Ведь ежели голос твой тих, и правду твою вряд ли расслышат. (Другое дело — когда ты шепчешь намеренно. Чтобы совесть не пробуждать,— пускай выспится!) И неужели кому-то вправду верилось, что, так сказать, разные ТИХОНИ куском тишины нос громкоговорителям утереть могут?! Не верю, что верилось. И на этом месте спешу отключить сей вопрос от сети, дабы начать разговор…— о ком же? О том самом Викторе Широкове, который — в числе других, отмененных некогда поэтов — (считалось ведь, что и отменять можно!) долгое время оставался (воспользуюсь его выражением) "вне преемственности". Правда, сейчас его сочинения печатаются шире и становятся всё более заметными в пестроте общенаговоренного. Видимо, сыскались все-таки истинные ценители давно неслышимого Слова. И то! — ведь надо же спорить со злой судьбой! Надо называть имена не бросавших перо ни в какие лихолетья! И тогда-то, будем надеяться, "на имя наложить табу не сможет время" (Виктор Широков "Январская эпистола". Е.В." — (то есть Евгению Витковскому).
Разумеется, не в нашей власти указывать временам — кого они должны, а кого не должны выбирать и в лицо помнить. Все и тут делается ведь само собой, если только этому НЕ МЕШАТЬ. А запоминается на потом и, — что столь же немаловажно, — становится заметным сейчас именно тот, кто и сам не забывчив! Именно памятливый поэт.
"Что ты вспомнишь потом (спрашивает себя Широков или его герой, а это, наверное, одно и то же): Эрмитаж или Русский музей? Невский в бликах витрин или строгий Васильевский остров? Ты здесь шел наугад, ты не предал старинных друзей: много новых обрел, а ведь в возрасте это непросто. Возвращайся сюда. Не жалея ни денег, ни сил; ты же бросил, прощаясь, монетку в балтийские волны…"
Кажется, кто не заверял нас — в рифму и без рифм,— что друзей не предал? Но сомнения в правде слов автора "Петербургской элегии" были бы глубоко ошибочны; и не только потому, что содержание большинства вещей Широкова автобиографично и фактологично; не только потому, что само ЗВУЧАНИЕ его стихов внушает доверие. Поэту невольно веришь и потому еще, что ему присуща всяческая самоирония. И не всякому храбрецу доступные действия самообличения, написанного, надо сказать, в злейших красках!

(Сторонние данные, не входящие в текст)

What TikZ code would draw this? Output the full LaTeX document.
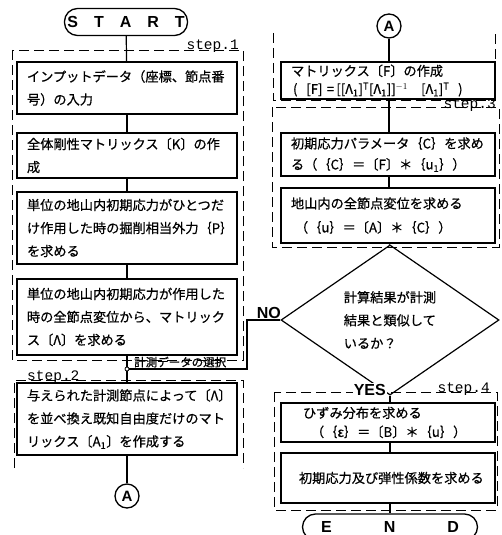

А ведь уж если человек находит в себе силы публично, через стихи, пригвождать себя "к позорному столбу Славянской совести старинной" (выражение Марины Цветаевой), то наверно он знает, о чем говорит, когда (изредка, для некоторого разнообразия) признает за собой и что-то хорошее тоже.
Право же, кто ознакомится, скажем, с большим стихотворением Широкова "Стыд", навсегда поверит и "Петербургской элегии", и всему вообще, выходящему из-под пера этого автора.
Я не из нужд занудства и празднословия так задержалась на этом вопросе, вопросе искренности. Дело в том, что он слишком важен. Важно не то — громко и много поэт говорит или тихо и мало (См. выше — о буйных и о "тихих"!). Важно то, насколько большие проблемы он подымает и насколько при этом правдив и честен с самим собой.